During his contribution in the HOA recently, the legislator questioned why there was apprehension for Virgin Islanders to move forward.
“Are they really going through 22 years and end up like this?” Fraser asked.
He even joked that the furniture in the House of Assembly has remained the same over the years.
“These governments paid a lot of money to send kids to the best colleges in the world and they come back and they’re just complacent and happy to live life the way they met it,” he stated.
He expressed that persons who were afraid to make changes are generally those who are afraid to meet a challenge.
“I get it, I understand it. Apprehension is a thing that keeps us where we are, but if we educate people that apprehension would go away and they will become allies of ours in this little endeavour of ours,” Fraser said.

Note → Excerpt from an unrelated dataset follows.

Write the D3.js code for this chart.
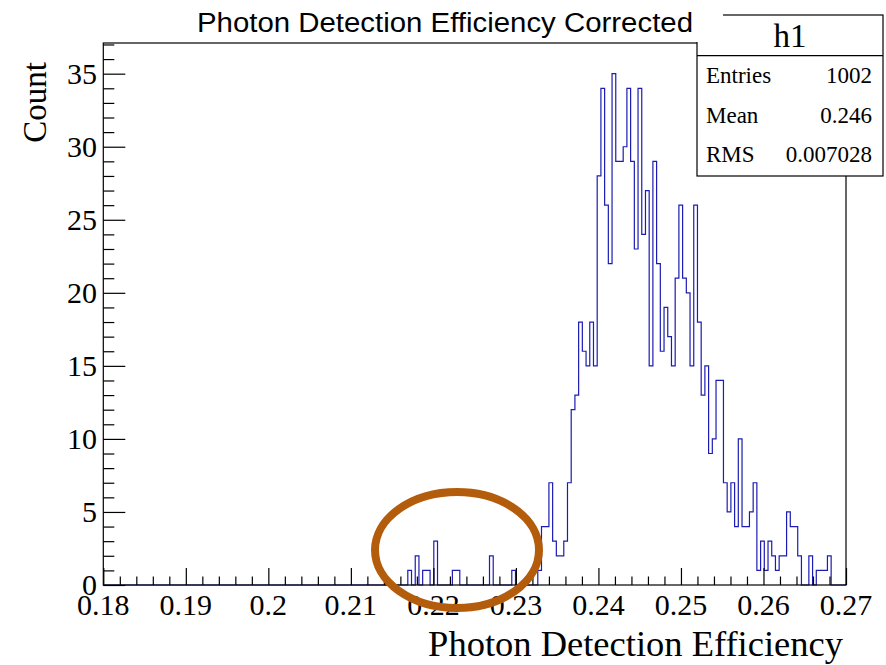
<!DOCTYPE html>
<html>
<head>
<meta charset="utf-8">
<script src="https://cdn.jsdelivr.net/npm/d3@7"></script>
<style>
  body { margin: 0; background: #fff; }
  text { fill: #000; }
</style>
</head>
<body>
<svg width="886" height="665"></svg>
<script>
// histogram h1 : 200 bins between 0.18 and 0.27
var xMin = 0.18, xMax = 0.27, nBins = 200;
var firstBin = 80;   // bins below this one are empty
// bin contents from bin 80 to bin 199
var counts = [
  0, 0, 1, 0, 2, 0, 1, 1, 0, 3,
  0, 0, 0, 0, 1, 1, 0, 0, 0, 0,
  0, 0, 0, 0, 2, 0, 0, 0, 0, 0,
  1, 0, 0, 0, 0, 0, 0, 1, 4, 4,
  7, 3, 2, 2, 3, 7, 12, 13, 18, 16,
  15, 18, 15, 28, 34, 26, 22, 35, 29, 29,
  30, 34, 29, 23, 34, 24, 27, 15, 29, 22,
  16, 19, 17, 15, 21, 26, 21, 20, 15, 26,
  18, 13, 15, 9, 10, 14, 14, 7, 5, 7,
  4, 10, 4, 4, 5, 7, 1, 3, 1, 3,
  2, 1, 2, 2, 5, 4, 4, 2, 0, 0,
  2, 0, 1, 1, 1, 2, 0, 0, 0, 0
];
var xTicks = [0.18, 0.19, 0.2, 0.21, 0.22, 0.23, 0.24, 0.25, 0.26, 0.27];
var yTicks = [0, 5, 10, 15, 20, 25, 30, 35];
var statNames = ["Entries", "Mean", "RMS"];
var statValues = ["1002", "0.246", "0.007028"];

var svg = d3.select("svg");
var frame = { left: 103.3, right: 846, top: 43, bottom: 585 };
var yTop = 37.1;

var x = d3.scaleLinear().domain([xMin, xMax]).range([frame.left, frame.right]);
var y = d3.scaleLinear().domain([0, yTop]).range([frame.bottom, frame.top]);
var binW = (xMax - xMin) / nBins;

// step outline like ROOT's HIST option
var pts = [[xMin, 0]];
for (var i = 0; i < nBins; i++) {
  var c = i < firstBin ? 0 : counts[i - firstBin];
  pts.push([xMin + i * binW, c]);
  pts.push([xMin + (i + 1) * binW, c]);
}
pts.push([xMax, 0]);

var line = d3.line()
    .x(function(d) { return x(d[0]); })
    .y(function(d) { return y(d[1]); });

svg.append("path")
    .attr("d", line(pts))
    .attr("fill", "none")
    .attr("stroke", "#1c1cb4")
    .attr("stroke-width", 1.2);

// frame box
svg.append("rect")
    .attr("x", frame.left).attr("y", frame.top)
    .attr("width", frame.right - frame.left)
    .attr("height", frame.bottom - frame.top)
    .attr("fill", "none").attr("stroke", "#000").attr("stroke-width", 1.2);

// x axis ticks, inside the frame
var xAxis = d3.axisTop(x)
    .tickValues(d3.range(0, 46).map(function(k) { return xMin + k * 0.002; }))
    .tickSize(0).tickFormat("");
var gx = svg.append("g").attr("transform", "translate(0," + frame.bottom + ")").call(xAxis);
gx.select(".domain").remove();
gx.selectAll(".tick line")
    .attr("stroke", "#000")
    .attr("stroke-width", 1.2)
    .attr("y2", function(d, k) { return k % 5 === 0 ? -17 : -8.5; });

svg.selectAll(".xlab")
    .data(xTicks)
  .enter().append("text")
    .attr("class", "xlab")
    .attr("x", function(d) { return x(d); })
    .attr("y", 615)
    .attr("text-anchor", "middle")
    .style("font-family", "'Liberation Serif', 'Times New Roman', serif")
    .style("font-size", "30px")
    .text(function(d) { return String(+d.toFixed(2)); });

// y axis ticks
var yAxis = d3.axisRight(y)
    .tickValues(d3.range(0, 38))
    .tickSize(0).tickFormat("");
var gy = svg.append("g").attr("transform", "translate(" + frame.left + ",0)").call(yAxis);
gy.select(".domain").remove();
gy.selectAll(".tick line")
    .attr("stroke", "#000")
    .attr("stroke-width", 1.2)
    .attr("x2", function(d) { return d % 5 === 0 ? 22 : 11; });

svg.selectAll(".ylab")
    .data(yTicks)
  .enter().append("text")
    .attr("class", "ylab")
    .attr("x", 97)
    .attr("y", function(d) { return y(d) + 10; })
    .attr("text-anchor", "end")
    .style("font-family", "'Liberation Serif', 'Times New Roman', serif")
    .style("font-size", "30px")
    .text(function(d) { return d; });

// axis titles
svg.append("text")
    .attr("x", 843).attr("y", 656)
    .attr("text-anchor", "end")
    .style("font-family", "'Liberation Serif', 'Times New Roman', serif")
    .style("font-size", "36.5px")
    .text("Photon Detection Efficiency");

svg.append("text")
    .attr("transform", "translate(46,62) rotate(-90)")
    .attr("text-anchor", "end")
    .style("font-family", "'Liberation Serif', 'Times New Roman', serif")
    .style("font-size", "33px")
    .text("Count");

// stats box
var stats = svg.append("g");
stats.append("rect")
    .attr("x", 697).attr("y", 15).attr("width", 186).attr("height", 161)
    .attr("fill", "#fff").attr("stroke", "#000").attr("stroke-width", 1.2);
stats.append("line")
    .attr("x1", 697).attr("x2", 883).attr("y1", 55.7).attr("y2", 55.7)
    .attr("stroke", "#000").attr("stroke-width", 1.2);
stats.append("text")
    .attr("x", 790).attr("y", 47)
    .attr("text-anchor", "middle")
    .style("font-family", "'Liberation Serif', 'Times New Roman', serif")
    .style("font-size", "33px")
    .text("h1");
statNames.forEach(function(n, k) {
  stats.append("text")
      .attr("x", 706).attr("y", 83 + k * 39.7)
      .style("font-family", "'Liberation Serif', 'Times New Roman', serif")
      .style("font-size", "23px")
      .text(n);
  stats.append("text")
      .attr("x", 872).attr("y", 83 + k * 39.7)
      .attr("text-anchor", "end")
      .style("font-family", "'Liberation Serif', 'Times New Roman', serif")
      .style("font-size", "23px")
      .text(statValues[k]);
});

// title pave (white, drawn over the stats corner)
svg.append("rect")
    .attr("x", 170).attr("y", 0).attr("width", 553).attr("height", 42)
    .attr("fill", "#fff");
svg.append("text")
    .attr("x", 445).attr("y", 32)
    .attr("text-anchor", "middle")
    .attr("textLength", 496).attr("lengthAdjust", "spacingAndGlyphs")
    .style("font-family", "'Liberation Sans', Arial, sans-serif")
    .style("font-size", "27px")
    .text("Photon Detection Efficiency Corrected");

// hand drawn highlight ring
svg.append("ellipse")
    .attr("cx", 457).attr("cy", 550).attr("rx", 82).attr("ry", 58)
    .attr("fill", "none")
    .attr("stroke", "#b35c0b")
    .attr("stroke-width", 8);
</script>
</body>
</html>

Fraser also said he wanted to see a brighter day for future generations of the territory but said the current trajectory for the BVI requires a drastic change.
“On the path that we are heading, if something doesn’t change — and the thing that has to change is a drastic change; if that doesn’t change, that brighter day isn’t coming,” he stated.
The legislator said while there might be some who don’t want to see certain changes, there are enough people in the territory that want it.
He added that people sometimes question what will happen to the US dollar — which is being used as the BVI’s main currency — if the territory seeks independence.
“Nothing will happen to the dollar, the dollar stays just where it is — in your pocket. There is no correlation between independence and the dollar,” he added.
Fraser also refuted assertions that the BVI will be ‘dumping the UK’ if it goes independent; noting that this was not the case for Barbados which recently established itself as a Republic after becoming independent more than 50 years ago.